_THE TASK_. Where a line holds "with", copy it.

_Plotting code records_.
^^^^

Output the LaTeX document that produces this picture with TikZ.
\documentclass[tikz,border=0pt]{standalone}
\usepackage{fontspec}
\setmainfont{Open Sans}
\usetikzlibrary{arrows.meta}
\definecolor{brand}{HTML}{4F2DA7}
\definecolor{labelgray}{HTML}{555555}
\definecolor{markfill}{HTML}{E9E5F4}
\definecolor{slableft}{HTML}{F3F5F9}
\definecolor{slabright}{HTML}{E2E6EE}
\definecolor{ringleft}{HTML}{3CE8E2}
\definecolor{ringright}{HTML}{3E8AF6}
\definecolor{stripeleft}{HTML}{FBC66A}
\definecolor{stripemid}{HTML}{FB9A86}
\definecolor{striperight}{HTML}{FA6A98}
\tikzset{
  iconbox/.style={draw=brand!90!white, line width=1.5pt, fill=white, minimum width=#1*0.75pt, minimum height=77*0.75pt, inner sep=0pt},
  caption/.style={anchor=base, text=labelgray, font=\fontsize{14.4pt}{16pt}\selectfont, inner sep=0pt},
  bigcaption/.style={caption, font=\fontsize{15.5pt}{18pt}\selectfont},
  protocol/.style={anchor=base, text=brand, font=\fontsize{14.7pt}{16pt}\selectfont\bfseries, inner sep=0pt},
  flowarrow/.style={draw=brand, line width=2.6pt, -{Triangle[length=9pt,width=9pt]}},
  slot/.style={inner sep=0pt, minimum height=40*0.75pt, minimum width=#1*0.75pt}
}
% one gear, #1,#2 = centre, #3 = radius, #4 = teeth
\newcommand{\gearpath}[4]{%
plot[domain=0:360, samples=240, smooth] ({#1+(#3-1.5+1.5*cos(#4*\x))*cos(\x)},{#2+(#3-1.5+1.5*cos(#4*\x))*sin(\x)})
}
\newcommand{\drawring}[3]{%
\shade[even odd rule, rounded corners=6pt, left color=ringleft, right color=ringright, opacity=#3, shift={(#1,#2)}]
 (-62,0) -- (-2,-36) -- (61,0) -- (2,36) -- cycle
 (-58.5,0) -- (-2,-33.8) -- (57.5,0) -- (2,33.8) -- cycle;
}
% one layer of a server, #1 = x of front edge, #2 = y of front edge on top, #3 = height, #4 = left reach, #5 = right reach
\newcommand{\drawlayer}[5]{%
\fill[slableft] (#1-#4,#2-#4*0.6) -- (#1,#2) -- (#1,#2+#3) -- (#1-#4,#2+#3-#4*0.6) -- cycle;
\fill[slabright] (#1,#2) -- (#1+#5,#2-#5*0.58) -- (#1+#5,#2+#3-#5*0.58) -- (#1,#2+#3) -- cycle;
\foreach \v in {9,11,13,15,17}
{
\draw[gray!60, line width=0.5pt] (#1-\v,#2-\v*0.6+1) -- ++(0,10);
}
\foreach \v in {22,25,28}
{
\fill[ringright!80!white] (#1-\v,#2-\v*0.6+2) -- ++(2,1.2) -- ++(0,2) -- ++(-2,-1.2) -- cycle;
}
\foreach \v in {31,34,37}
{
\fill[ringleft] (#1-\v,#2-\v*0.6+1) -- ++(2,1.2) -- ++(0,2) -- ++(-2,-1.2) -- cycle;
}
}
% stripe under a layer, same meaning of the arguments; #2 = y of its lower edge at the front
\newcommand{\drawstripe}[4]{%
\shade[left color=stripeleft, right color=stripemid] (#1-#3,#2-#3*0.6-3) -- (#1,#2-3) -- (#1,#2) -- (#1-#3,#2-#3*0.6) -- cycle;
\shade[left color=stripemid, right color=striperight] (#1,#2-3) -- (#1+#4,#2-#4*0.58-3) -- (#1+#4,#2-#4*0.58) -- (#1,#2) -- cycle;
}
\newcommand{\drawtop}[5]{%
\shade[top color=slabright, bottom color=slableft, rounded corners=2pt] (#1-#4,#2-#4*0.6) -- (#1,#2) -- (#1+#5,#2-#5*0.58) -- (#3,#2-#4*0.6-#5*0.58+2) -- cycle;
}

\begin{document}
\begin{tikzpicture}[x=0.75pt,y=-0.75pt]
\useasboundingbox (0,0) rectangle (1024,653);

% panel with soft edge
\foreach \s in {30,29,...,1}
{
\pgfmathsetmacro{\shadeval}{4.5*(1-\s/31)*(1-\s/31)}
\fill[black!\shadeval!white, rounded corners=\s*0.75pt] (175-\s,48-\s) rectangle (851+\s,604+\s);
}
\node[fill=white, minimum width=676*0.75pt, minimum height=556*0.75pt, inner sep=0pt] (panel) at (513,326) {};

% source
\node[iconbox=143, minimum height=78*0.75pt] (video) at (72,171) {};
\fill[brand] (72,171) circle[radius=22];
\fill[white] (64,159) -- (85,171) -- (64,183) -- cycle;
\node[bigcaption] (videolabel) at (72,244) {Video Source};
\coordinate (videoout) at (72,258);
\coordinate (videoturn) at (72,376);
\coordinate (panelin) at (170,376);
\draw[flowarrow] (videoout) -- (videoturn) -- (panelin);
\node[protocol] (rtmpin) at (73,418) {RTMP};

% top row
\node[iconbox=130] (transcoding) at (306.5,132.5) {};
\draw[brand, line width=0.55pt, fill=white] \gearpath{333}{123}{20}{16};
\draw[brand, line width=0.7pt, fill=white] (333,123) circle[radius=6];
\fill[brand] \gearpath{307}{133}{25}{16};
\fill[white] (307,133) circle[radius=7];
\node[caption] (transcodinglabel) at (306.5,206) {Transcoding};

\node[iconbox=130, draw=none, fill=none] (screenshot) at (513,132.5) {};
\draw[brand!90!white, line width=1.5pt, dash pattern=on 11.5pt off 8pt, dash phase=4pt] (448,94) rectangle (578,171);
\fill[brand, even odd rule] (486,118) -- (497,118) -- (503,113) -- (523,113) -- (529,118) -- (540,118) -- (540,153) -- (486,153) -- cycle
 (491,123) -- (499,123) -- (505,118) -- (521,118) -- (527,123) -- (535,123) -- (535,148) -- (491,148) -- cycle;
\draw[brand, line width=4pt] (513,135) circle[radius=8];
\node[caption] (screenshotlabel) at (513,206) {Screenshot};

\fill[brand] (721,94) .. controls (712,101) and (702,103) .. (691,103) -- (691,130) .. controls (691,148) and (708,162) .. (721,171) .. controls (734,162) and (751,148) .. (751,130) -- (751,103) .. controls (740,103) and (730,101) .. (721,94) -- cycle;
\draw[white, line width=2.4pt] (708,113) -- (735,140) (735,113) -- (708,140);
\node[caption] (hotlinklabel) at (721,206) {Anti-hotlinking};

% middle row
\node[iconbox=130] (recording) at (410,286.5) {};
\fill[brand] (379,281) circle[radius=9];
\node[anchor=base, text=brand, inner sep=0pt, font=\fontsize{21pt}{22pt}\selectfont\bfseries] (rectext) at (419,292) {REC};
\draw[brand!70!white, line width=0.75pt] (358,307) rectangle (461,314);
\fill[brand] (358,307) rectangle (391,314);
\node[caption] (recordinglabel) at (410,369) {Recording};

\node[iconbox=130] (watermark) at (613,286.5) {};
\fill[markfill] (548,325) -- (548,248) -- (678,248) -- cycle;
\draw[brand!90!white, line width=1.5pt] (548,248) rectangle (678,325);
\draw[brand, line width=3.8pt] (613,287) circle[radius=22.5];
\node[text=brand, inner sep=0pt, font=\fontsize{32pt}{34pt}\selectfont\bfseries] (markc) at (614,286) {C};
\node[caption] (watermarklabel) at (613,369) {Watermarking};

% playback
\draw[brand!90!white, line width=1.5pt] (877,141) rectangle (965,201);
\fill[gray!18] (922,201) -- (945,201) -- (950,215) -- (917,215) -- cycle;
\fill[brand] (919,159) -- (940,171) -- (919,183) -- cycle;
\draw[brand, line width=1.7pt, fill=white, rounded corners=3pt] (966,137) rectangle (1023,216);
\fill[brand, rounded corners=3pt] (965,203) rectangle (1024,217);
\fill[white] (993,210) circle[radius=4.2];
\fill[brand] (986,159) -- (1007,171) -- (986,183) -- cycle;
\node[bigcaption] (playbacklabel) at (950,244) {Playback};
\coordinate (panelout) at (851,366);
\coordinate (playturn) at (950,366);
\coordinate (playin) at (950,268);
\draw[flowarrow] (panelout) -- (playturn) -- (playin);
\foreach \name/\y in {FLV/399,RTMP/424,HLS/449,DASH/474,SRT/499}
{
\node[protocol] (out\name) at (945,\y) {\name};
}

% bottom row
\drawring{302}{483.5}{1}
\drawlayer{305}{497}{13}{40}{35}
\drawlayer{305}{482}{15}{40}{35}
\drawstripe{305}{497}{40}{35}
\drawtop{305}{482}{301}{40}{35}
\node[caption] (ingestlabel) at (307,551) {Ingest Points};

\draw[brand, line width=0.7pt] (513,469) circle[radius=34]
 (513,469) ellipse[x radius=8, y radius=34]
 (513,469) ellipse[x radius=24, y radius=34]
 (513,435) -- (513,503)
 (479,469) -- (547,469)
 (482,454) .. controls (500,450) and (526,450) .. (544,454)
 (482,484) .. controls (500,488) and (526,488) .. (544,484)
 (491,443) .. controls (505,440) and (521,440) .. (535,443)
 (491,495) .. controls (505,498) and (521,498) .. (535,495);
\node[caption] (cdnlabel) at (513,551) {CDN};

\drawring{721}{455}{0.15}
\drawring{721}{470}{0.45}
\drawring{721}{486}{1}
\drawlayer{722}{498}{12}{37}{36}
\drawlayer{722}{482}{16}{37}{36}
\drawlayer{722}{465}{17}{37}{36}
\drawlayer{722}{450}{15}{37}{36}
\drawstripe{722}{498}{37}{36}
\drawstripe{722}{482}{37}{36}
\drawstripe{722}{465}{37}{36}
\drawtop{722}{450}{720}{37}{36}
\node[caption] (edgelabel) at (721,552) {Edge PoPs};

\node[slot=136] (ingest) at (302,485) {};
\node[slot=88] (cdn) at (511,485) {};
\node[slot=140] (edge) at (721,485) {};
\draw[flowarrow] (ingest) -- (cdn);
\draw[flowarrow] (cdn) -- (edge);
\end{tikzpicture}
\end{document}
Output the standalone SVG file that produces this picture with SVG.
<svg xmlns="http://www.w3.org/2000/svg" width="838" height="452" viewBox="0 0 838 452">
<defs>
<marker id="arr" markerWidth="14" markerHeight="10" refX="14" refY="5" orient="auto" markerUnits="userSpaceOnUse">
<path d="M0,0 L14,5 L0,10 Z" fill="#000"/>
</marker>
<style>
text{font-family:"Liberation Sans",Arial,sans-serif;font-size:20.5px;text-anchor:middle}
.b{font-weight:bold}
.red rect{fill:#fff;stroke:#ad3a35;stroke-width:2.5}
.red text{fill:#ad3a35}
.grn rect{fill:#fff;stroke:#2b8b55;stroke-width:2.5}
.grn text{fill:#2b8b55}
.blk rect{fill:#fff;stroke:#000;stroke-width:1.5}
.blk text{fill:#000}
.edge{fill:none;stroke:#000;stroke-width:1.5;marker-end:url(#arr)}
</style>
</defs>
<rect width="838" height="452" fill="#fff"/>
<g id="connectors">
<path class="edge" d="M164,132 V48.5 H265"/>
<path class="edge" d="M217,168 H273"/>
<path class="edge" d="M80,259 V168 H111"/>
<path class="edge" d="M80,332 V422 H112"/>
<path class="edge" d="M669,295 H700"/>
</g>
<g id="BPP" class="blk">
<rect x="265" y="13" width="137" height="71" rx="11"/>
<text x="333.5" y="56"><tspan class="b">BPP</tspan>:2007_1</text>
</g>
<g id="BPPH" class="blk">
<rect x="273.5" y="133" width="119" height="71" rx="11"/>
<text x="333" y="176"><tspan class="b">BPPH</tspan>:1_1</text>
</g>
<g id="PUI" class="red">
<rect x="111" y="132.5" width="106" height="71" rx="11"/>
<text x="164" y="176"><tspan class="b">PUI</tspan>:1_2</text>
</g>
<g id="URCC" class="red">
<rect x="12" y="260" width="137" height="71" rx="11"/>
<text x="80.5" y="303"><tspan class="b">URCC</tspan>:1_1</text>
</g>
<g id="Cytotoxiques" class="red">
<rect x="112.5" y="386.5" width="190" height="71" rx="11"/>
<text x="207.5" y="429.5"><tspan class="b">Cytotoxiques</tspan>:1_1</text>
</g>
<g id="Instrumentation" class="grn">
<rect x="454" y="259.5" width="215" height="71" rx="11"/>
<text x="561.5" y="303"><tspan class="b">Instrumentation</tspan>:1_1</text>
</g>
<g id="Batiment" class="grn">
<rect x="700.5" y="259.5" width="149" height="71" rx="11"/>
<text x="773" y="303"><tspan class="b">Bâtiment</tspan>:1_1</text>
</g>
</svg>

^^^^

_WRITTEN RESPONSE_.
Output the LaTeX document that produces this picture with TikZ.
% panel with soft edge
Output the standalone SVG file that produces this picture with SVG.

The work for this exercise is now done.